━━━ Data section ━━━

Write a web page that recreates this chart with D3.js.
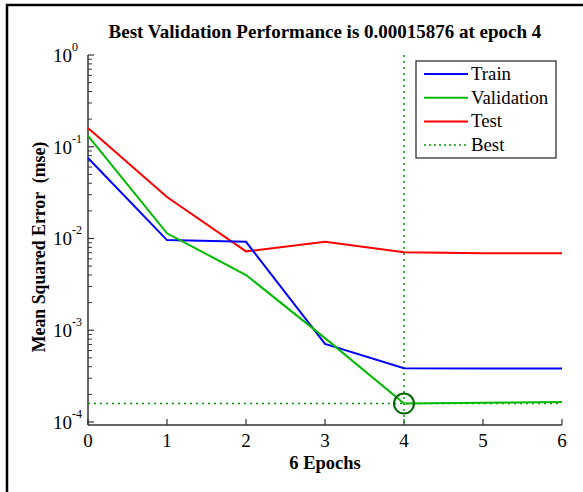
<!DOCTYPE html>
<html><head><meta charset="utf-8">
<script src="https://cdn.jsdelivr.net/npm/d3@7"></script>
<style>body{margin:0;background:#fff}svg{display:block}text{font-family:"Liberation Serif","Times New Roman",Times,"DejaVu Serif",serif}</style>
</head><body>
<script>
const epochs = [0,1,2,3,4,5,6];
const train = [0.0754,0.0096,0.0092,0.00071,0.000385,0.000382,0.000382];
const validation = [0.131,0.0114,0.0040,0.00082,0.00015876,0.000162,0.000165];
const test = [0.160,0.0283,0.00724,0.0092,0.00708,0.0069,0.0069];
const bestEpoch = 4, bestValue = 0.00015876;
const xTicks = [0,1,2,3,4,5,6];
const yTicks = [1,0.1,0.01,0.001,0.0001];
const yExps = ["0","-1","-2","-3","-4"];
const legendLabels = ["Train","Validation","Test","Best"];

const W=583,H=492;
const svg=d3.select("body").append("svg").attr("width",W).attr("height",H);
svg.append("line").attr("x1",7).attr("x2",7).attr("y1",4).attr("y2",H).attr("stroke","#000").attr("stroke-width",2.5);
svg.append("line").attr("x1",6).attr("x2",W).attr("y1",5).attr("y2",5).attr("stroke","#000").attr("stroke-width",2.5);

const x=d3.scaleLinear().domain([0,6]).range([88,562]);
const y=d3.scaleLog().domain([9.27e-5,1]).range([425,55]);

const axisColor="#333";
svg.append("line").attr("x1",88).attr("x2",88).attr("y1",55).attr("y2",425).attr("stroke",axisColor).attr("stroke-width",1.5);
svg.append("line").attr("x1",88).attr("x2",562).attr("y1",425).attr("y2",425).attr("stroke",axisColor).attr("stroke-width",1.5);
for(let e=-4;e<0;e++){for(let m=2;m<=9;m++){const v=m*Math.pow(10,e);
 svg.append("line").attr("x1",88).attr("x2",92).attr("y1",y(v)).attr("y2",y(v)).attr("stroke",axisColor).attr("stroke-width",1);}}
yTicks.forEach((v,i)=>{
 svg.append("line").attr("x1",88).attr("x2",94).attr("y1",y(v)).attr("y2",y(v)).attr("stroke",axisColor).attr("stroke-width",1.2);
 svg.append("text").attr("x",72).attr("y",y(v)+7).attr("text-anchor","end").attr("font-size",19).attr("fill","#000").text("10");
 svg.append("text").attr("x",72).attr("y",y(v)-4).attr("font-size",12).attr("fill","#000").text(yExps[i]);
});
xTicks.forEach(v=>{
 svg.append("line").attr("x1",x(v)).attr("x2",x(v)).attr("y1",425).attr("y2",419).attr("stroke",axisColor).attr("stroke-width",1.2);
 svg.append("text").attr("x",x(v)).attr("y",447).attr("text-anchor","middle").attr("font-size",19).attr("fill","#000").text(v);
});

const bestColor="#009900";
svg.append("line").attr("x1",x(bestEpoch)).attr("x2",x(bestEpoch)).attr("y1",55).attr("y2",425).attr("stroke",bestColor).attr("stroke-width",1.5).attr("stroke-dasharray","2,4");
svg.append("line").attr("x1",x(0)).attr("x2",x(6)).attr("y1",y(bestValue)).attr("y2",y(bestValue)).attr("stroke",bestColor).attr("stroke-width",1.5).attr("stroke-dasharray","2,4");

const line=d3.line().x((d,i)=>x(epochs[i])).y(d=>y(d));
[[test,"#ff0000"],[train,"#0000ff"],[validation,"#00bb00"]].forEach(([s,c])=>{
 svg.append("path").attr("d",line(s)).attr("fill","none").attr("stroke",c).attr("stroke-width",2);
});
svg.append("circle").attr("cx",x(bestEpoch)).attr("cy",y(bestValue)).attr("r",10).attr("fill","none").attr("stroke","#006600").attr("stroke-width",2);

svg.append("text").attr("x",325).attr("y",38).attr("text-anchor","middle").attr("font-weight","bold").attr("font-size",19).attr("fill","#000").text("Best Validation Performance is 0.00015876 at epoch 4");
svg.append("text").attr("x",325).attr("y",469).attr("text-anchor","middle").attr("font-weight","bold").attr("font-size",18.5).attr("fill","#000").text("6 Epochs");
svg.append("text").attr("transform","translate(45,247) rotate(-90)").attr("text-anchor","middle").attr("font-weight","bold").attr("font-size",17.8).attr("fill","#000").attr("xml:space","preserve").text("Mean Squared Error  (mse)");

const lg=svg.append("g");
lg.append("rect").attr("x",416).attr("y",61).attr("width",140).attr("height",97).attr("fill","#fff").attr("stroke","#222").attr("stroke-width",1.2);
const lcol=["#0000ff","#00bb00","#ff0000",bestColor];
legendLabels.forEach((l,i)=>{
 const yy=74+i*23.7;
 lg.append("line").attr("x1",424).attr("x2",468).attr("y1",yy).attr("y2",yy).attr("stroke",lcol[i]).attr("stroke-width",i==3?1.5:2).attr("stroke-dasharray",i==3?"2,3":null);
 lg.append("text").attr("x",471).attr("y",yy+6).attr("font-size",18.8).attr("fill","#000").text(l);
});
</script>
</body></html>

━━━

* **Task instructions**
Up to and including the line with "const y=d3.scaleLog().domain([9.27e-5,1]).range([425,55]);", copy the data above from its first line. Skip pictures.

* **Exercise response**
Write a web page that recreates this chart with D3.js.
<!DOCTYPE html>
<html><head><meta charset="utf-8">
<script src="https://cdn.jsdelivr.net/npm/d3@7"></script>
<style>body{margin:0;background:#fff}svg{display:block}text{font-family:"Liberation Serif","Times New Roman",Times,"DejaVu Serif",serif}</style>
</head><body>
<script>
const epochs = [0,1,2,3,4,5,6];
const train = [0.0754,0.0096,0.0092,0.00071,0.000385,0.000382,0.000382];
const validation = [0.131,0.0114,0.0040,0.00082,0.00015876,0.000162,0.000165];
const test = [0.160,0.0283,0.00724,0.0092,0.00708,0.0069,0.0069];
const bestEpoch = 4, bestValue = 0.00015876;
const xTicks = [0,1,2,3,4,5,6];
const yTicks = [1,0.1,0.01,0.001,0.0001];
const yExps = ["0","-1","-2","-3","-4"];
const legendLabels = ["Train","Validation","Test","Best"];

const W=583,H=492;
const svg=d3.select("body").append("svg").attr("width",W).attr("height",H);
svg.append("line").attr("x1",7).attr("x2",7).attr("y1",4).attr("y2",H).attr("stroke","#000").attr("stroke-width",2.5);
svg.append("line").attr("x1",6).attr("x2",W).attr("y1",5).attr("y2",5).attr("stroke","#000").attr("stroke-width",2.5);

const x=d3.scaleLinear().domain([0,6]).range([88,562]);
const y=d3.scaleLog().domain([9.27e-5,1]).range([425,55]);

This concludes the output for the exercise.